Furthermore, traffic alignments on the old Pecos Street Bridge and along 48th Street, which runs parallel to the freeway, were awkward. They created a pinch at the exit ramps and along the bridge, where big trucks had to swing wide and cross into other lanes to get on and off the freeway. The interchange was cramped, even though the old bridge was seven lanes wide.
"It was too wide and not wide enough," Hunter-Maurer says. "We needed an out-of-the-box solution."
So CDOT worked with its design engineer, Wilson & Co., and contractor Kiewit Infrastructure Group, both of Denver, to study 15 different alternatives for the interchange. The team decided to design roundabouts at either end of the bridge to better control freeway access and traffic flow. It is CDOT's first use of roundabouts at a high-volume, urban interchange.
The decision to place the roundabouts on either end of the bridge drove other decisions, including design and construction of the bridge itself. "The roundabouts came first, the bridge later. We were seeking innovation here, bigger improvements than a straightforward bridge swap could achieve," Hunter-Maurer says.

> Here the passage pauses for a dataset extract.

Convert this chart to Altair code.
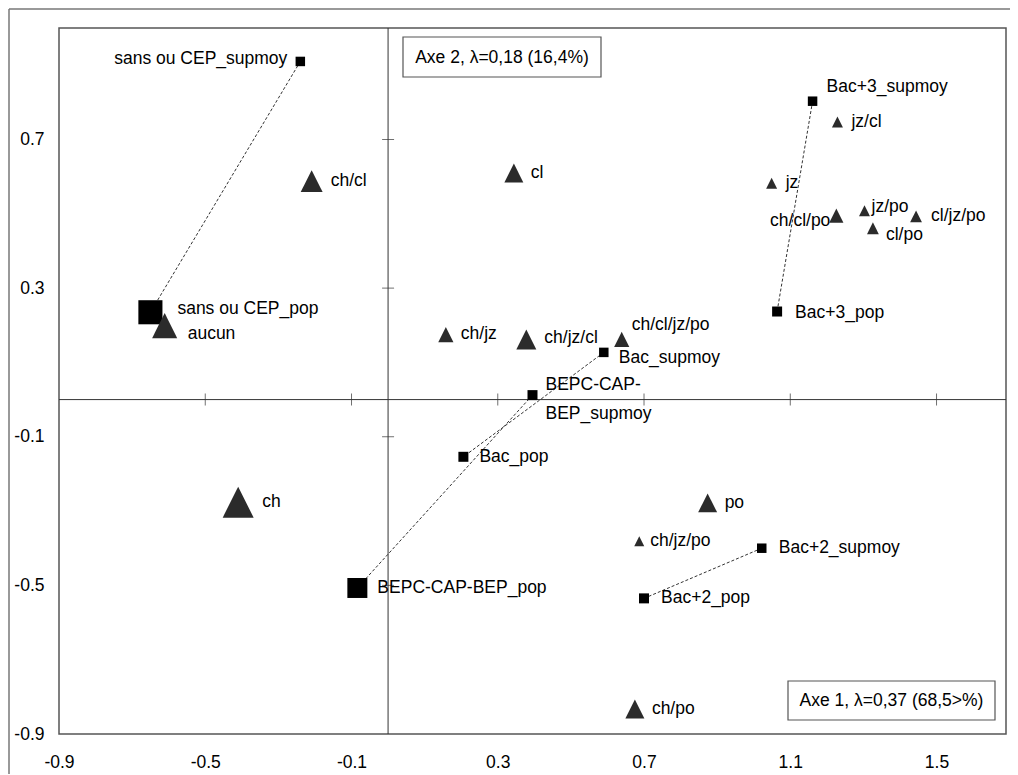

Because of the potential for big public impacts from traffic disruption in the area, CDOT sought a delivery method that gave the agency more control over traffic flow. CDOT chose to pilot a CM/GC project delivery approach—its first such contract on a major highway project—that would also help meet the tight schedule imposed by funding deadlines.
The $18.2-million project was funded by the Colorado Bridge Enterprise and the Federal Highway Administration. All funds had to be spent by Oct. 1, 2013. CDOT also received a $4.7-million Highways for Life grant for innovation.
Hunter-Maurer says it was actually the FHWA that suggested another of the project's firsts: to use accelerated bridge construction (ABC). The new structure was built in CDOT's first-ever bridge farm, located a block from the site, and rolled into place intact.
"From the beginning, we saw this project as a candidate for ABC," Hunter-Maurer says. "One of the biggest factors was the cost to users of numerous delays on I-70 from multiple closures for onsite bridge construction, and the impact on the neighborhood."
"The other option was a full closure of the freeway over one weekend, about 50 hours, to roll the new bridge into place," says Dave Paris, project manager for Kiewit.
The team opted for ABC and the single full closure. The new bridge would be designed as a cast-in-place, post-tensioned box structure with a curved, bow-tie shape, another first in the state. A more typical girder-bridge construction would have made it more difficult to achieve the bow-tie curves, which allow more room for the roundabouts on either end, Paris says.
"If the roundabouts were farther apart, we could have built a straighter bridge, but we didn't have the right-of-way space for that," Hunter-Maurer says. The roundabout on the south side actually extends about 10 ft onto the bridge itself, the first time CDOT has opted for such an alignment. "We got more strength by post-tensioning the bridge," says Tom Melton, structural director for Wilson & Co.'s West region.